Consider killing an animal you intend to eat. In one sense, this is a simple exercise of mastery, and no doubt it has seemed that to many. As best I can tell, this was the spirit in which the traditional farmers and hunters that I grew up near approached their killing: as an act strictly matter-of-fact and even routine, whose meaning they would not have taken as a question, except as a matter of getting food or sport. I suspect it was because of this attitude that many rural people, including many that I grew up around, were quite willing to give to give up home-grown and hunted meat and raw milk when industrial sources appeared instead. If our dominion over nature is beyond question, then the difference between home production and the industrial sort is just an economic one. It was the rare American farmer who did not take this attitude from the middle of the twentieth century forward.

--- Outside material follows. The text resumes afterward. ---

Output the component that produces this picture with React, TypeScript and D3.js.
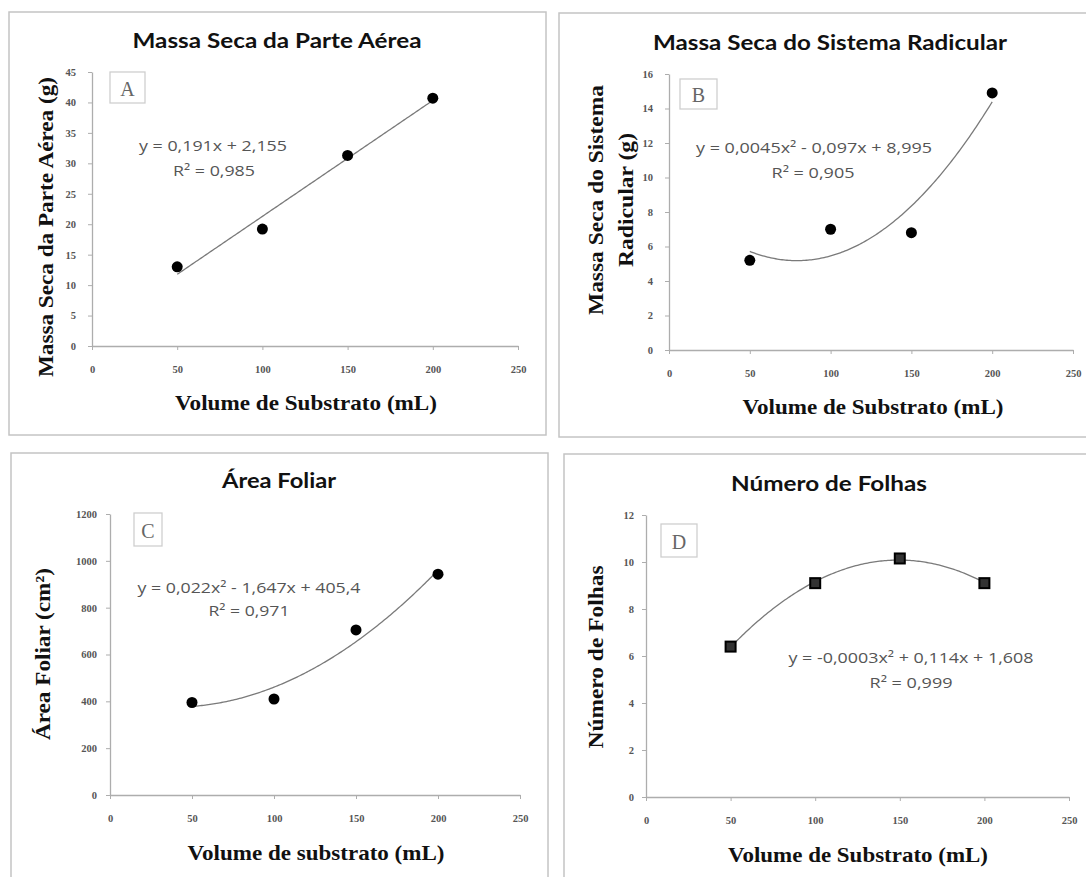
import React, { useEffect, useRef } from 'react';
import * as d3 from 'd3';

// valores
const volumes = [50, 100, 150, 200];
const xTicks = [0, 50, 100, 150, 200, 250];

const massaParteAerea = [13.0, 19.2, 31.3, 40.7];
const massaSistemaRadicular = [5.2, 7.0, 6.8, 14.9];
const areaFoliar = [395, 410, 705, 943];
const numeroFolhas = [6.4, 9.1, 10.15, 9.1];

const yTicksA = [0, 5, 10, 15, 20, 25, 30, 35, 40, 45];
const yTicksB = [0, 2, 4, 6, 8, 10, 12, 14, 16];
const yTicksC = [0, 200, 400, 600, 800, 1000, 1200];
const yTicksD = [0, 2, 4, 6, 8, 10, 12];

const titles = ['Massa Seca da Parte Aérea', 'Massa Seca do Sistema Radicular', 'Área Foliar', 'Número de Folhas'];
const equations = [
  ['y = 0,191x + 2,155', 'R² = 0,985'],
  ['y = 0,0045x² - 0,097x + 8,995', 'R² = 0,905'],
  ['y = 0,022x² - 1,647x + 405,4', 'R² = 0,971'],
  ['y = -0,0003x² + 0,114x + 1,608', 'R² = 0,999'],
];

// least squares polynomial, returns [c0, c1, c2...]
function polyFit(xs: number[], ys: number[], degree: number) {
  const n = degree + 1;
  const m: number[][] = [];
  for (let i = 0; i < n; i++) {
    m.push([]);
    for (let j = 0; j < n; j++) m[i].push(d3.sum(xs, x => Math.pow(x, i + j)));
    m[i].push(d3.sum(xs, (x, k) => Math.pow(x, i) * ys[k]));
  }
  for (let i = 0; i < n; i++) {
    for (let r = i + 1; r < n; r++) {
      const f = m[r][i] / m[i][i];
      for (let c = i; c <= n; c++) m[r][c] -= f * m[i][c];
    }
  }
  const coef = new Array(n).fill(0);
  for (let i = n - 1; i >= 0; i--) {
    let s = m[i][n];
    for (let j = i + 1; j < n; j++) s -= m[i][j] * coef[j];
    coef[i] = s / m[i][i];
  }
  return coef;
}

const panels = [
  {
    label: 'A', title: titles[0], eq: equations[0], values: massaParteAerea, yTicks: yTicksA, degree: 1, marker: 'circle',
    frame: [9, 12, 546, 435], xRange: [92, 518], yRange: [346, 72], yPad: 12,
    titlePos: [277, 40, 289],
    yTitle: [{ text: 'Massa Seca da Parte Aérea (g)', x: 46, w: 300 }], yTitleCy: 227,
    xTitle: ['Volume de Substrato (mL)', 306, 403, 262],
    eqPos: [213, 145, 148, 214, 170, 82],
    box: [110, 72, 35, 31],
  },
  {
    label: 'B', title: titles[1], eq: equations[1], values: massaSistemaRadicular, yTicks: yTicksB, degree: 2, marker: 'circle',
    frame: [559, 13, 1094, 437], xRange: [669, 1073], yRange: [350, 74], yPad: 12,
    titlePos: [830, 42, 354],
    yTitle: [{ text: 'Massa Seca do Sistema', x: 596, w: 230 }, { text: 'Radicular (g)', x: 626, w: 134 }], yTitleCy: 200,
    xTitle: ['Volume de Substrato (mL)', 873, 407, 261],
    eqPos: [814, 147, 236, 813, 172, 83],
    box: [680, 79, 37, 30],
  },
  {
    label: 'C', title: titles[2], eq: equations[2], values: areaFoliar, yTicks: yTicksC, degree: 2, marker: 'circle',
    frame: [11, 453, 548, 900], xRange: [110, 520], yRange: [795, 514], yPad: 9,
    titlePos: [279, 480, 114],
    yTitle: [{ text: 'Área Foliar (cm²)', x: 43, w: 172 }], yTitleCy: 654,
    xTitle: ['Volume de substrato (mL)', 316, 853, 257],
    eqPos: [249, 587, 223, 249, 610, 81],
    box: [134, 513, 28, 33],
  },
  {
    label: 'D', title: titles[3], eq: equations[3], values: numeroFolhas, yTicks: yTicksD, degree: 2, marker: 'square',
    frame: [564, 454, 1094, 900], xRange: [646, 1069], yRange: [797, 515], yPad: 8,
    titlePos: [829, 483, 196],
    yTitle: [{ text: 'Número de Folhas', x: 596, w: 183 }], yTitleCy: 657,
    xTitle: ['Volume de Substrato (mL)', 858, 855, 260],
    eqPos: [911, 657, 245, 911, 682, 83],
    box: [661, 524, 36, 33],
  },
];

export default function App() {
  const ref = useRef<SVGSVGElement>(null);

  useEffect(() => {
    const svg = d3.select(ref.current);
    svg.selectAll('*').remove();

    svg.append('rect').attr('width', 1086).attr('height', 877).attr('fill', '#fff');

    panels.forEach(p => {
      const g = svg.append('g');
      const [fx0, fy0, fx1, fy1] = p.frame;
      g.append('rect')
        .attr('x', fx0).attr('y', fy0)
        .attr('width', fx1 - fx0).attr('height', fy1 - fy0)
        .attr('fill', 'none').attr('stroke', '#c4c4c4').attr('stroke-width', 1.5);

      const x = d3.scaleLinear().domain([0, 250]).range(p.xRange);
      const y = d3.scaleLinear().domain([0, p.yTicks[p.yTicks.length - 1]]).range(p.yRange);

      const yAxis = g.append('g')
        .attr('transform', `translate(${p.xRange[0]},0)`)
        .call(d3.axisLeft(y).tickValues(p.yTicks).tickFormat(d3.format('d')).tickSize(4).tickSizeOuter(0).tickPadding(p.yPad));
      const xAxis = g.append('g')
        .attr('transform', `translate(0,${p.yRange[0]})`)
        .call(d3.axisBottom(x).tickValues(xTicks).tickFormat(d3.format('d')).tickSize(4).tickSizeOuter(0).tickPadding(16));

      [yAxis, xAxis].forEach(a => {
        a.select('.domain').attr('stroke', '#adadad').attr('stroke-width', 1.3);
        a.selectAll('.tick line').attr('stroke', '#adadad');
        a.selectAll('.tick text')
          .attr('fill', '#555')
          .style('font-family', '"Liberation Serif", serif')
          .style('font-weight', 'bold')
          .style('font-size', '10.5px');
      });

      // trend line
      const coef = polyFit(volumes, p.values, p.degree);
      const fit = (v: number) => coef.reduce((s, c, i) => s + c * Math.pow(v, i), 0);
      const xs = d3.range(volumes[0], volumes[volumes.length - 1] + 0.5, 1);
      g.append('path')
        .attr('d', d3.line<number>().x(v => x(v)).y(v => y(fit(v)))(xs))
        .attr('fill', 'none').attr('stroke', '#7a7a7a').attr('stroke-width', 1.3);

      // points
      if (p.marker === 'circle') {
        g.selectAll('circle.pt').data(p.values).enter().append('circle')
          .attr('class', 'pt')
          .attr('cx', (d, i) => x(volumes[i])).attr('cy', d => y(d))
          .attr('r', 5.5).attr('fill', '#000');
      } else {
        g.selectAll('rect.pt').data(p.values).enter().append('rect')
          .attr('class', 'pt')
          .attr('x', (d, i) => x(volumes[i]) - 5).attr('y', d => y(d) - 5)
          .attr('width', 10).attr('height', 10)
          .attr('fill', '#333').attr('stroke', '#000').attr('stroke-width', 2);
      }

      // title
      g.append('text')
        .attr('x', p.titlePos[0]).attr('y', p.titlePos[1])
        .attr('text-anchor', 'middle').attr('dominant-baseline', 'central')
        .attr('textLength', p.titlePos[2]).attr('lengthAdjust', 'spacingAndGlyphs')
        .style('font-family', 'Lato, "Open Sans", sans-serif').style('font-weight', 'bold').style('font-size', '20px')
        .attr('fill', '#111')
        .text(p.title);

      // y title
      p.yTitle.forEach(l => {
        g.append('text')
          .attr('transform', `translate(${l.x},${p.yTitleCy}) rotate(-90)`)
          .attr('text-anchor', 'middle').attr('dominant-baseline', 'central')
          .attr('textLength', l.w).attr('lengthAdjust', 'spacingAndGlyphs')
          .style('font-family', '"Liberation Serif", serif').style('font-weight', 'bold').style('font-size', '21px')
          .attr('fill', '#111')
          .text(l.text);
      });

      // x title
      g.append('text')
        .attr('x', p.xTitle[1]).attr('y', p.xTitle[2])
        .attr('text-anchor', 'middle').attr('dominant-baseline', 'central')
        .attr('textLength', p.xTitle[3]).attr('lengthAdjust', 'spacingAndGlyphs')
        .style('font-family', '"Liberation Serif", serif').style('font-weight', 'bold').style('font-size', '21px')
        .attr('fill', '#111')
        .text(p.xTitle[0] as string);

      // equation
      const e = p.eqPos;
      [[p.eq[0], e[0], e[1], e[2]], [p.eq[1], e[3], e[4], e[5]]].forEach(([t, ex, ey, ew]) => {
        g.append('text')
          .attr('x', ex).attr('y', ey)
          .attr('text-anchor', 'middle').attr('dominant-baseline', 'central')
          .attr('textLength', ew).attr('lengthAdjust', 'spacingAndGlyphs')
          .style('font-family', '"Open Sans", sans-serif').style('font-size', '15px')
          .attr('fill', '#555')
          .text(t as string);
      });

      // letter box
      const [bx, by, bw, bh] = p.box;
      g.append('rect')
        .attr('x', bx).attr('y', by).attr('width', bw).attr('height', bh)
        .attr('fill', '#fff').attr('stroke', '#cfcfcf').attr('stroke-width', 1.3);
      g.append('text')
        .attr('x', bx + bw / 2).attr('y', by + bh / 2 + 1)
        .attr('text-anchor', 'middle').attr('dominant-baseline', 'central')
        .style('font-family', '"Liberation Serif", serif').style('font-size', '20px')
        .attr('fill', '#666')
        .text(p.label);
    });
  }, []);

  return (
    <svg ref={ref} width={1086} height={877} style={{ position: 'absolute', left: 0, top: 0 }} />
  );
}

It can be a different thing, though, to kill uncertain about what this act means. Does it eliminate it a center of consciousness and awareness, the focal point of a world, as each person is the center of a version of the world? Is it, if so, a world we can imagine our way into, or so different that it lies beyond all but the most groping comparisons? Barry Lopez once admirably imagined the sensory world of the narwhal, whose landscape is almost purely acoustic, a soundscape, so that a shock of noise disrupts it like a sonic boom but also, simultaneously, like a blinding flash of light, and like an earthquake the bends the horizon itself. A world full of such events would be radically different from ours, even apart from questions that are closer to imponderable: the kinds of memories, intentions, fears, and attachments that such an animal might have, and what consciousness these could compose. What is it that blinks out when we kill? What is the meaning of the rippling resistance of the animal’s muscles, the screams we hear as terror and pain? To know what is gone, we would have to know what had been there. That question, with all its obscurity, is what the uncanny confronts us with. An industrial food system completes this obscuring by shielding us from the questions. Alertness to the uncanny re-opens us to them, to the surprise of our own unsettlement, our ignorance of what this act is, and our disturbance at it, which we do not know how to weigh. If we want to be confronted with the question, it helps to step outside of a food system that conceals it from us.

3 comments:

  1. Really interesting to think of the quality of our encounter with our natural environment as uncanny, especially as a way to shrug off the kind of biological/ecological generalized quasi-scientific aura that (for me, anyway) tends to surround my concept of “nature.”
    Very fast, here’s what else comes to mind:
    1. It has been a long time since I read Freud’s essay. My recollection is that he found in the “unheimlich” the return not just of something left behind or repressed, but in particular something familiar, and that the peculiar quality of the uncanny was that this something was recognizably known at the same time that it was unknown. This kind of knife edge balance or combination of opposites resonates for me with your central point about our need to investigate a “world . . . full of consciousness that is like yet unlike our own” It is really interesting to contemplate the possibility of a kind of balance between knowing/not knowing, recognizing/not recognizing – an acceptance of this kind of uncomfortable and productive state
    2. It is equally long since I read Heidegger’s Being and Time, but I thought I remembered that he discussed the uncanny. Opening up the book I found this: “Uncanniness is the basic kind of Being-in-the –world, even though in an everyday way it has been covered up. Out of the depths of this kind of Being, Dasein itself, as conscience, calls.” (II.3. p. 322 Macquarrie & Robinson trans. 1962). This is in a section “Conscience as the Call of Care,” in which H discusses the struggle to understand moral conscience as emanating from another, namely, God, or alternatively to explain conscience away “biologically.” He then proceeds to analyze an in between state of confronting conscience as the self in “the very depths of its uncanniness.” P. 321. Seems maybe worth a look as you continue to flesh out this idea of understanding our relation to the environment as a sense of the uncanny.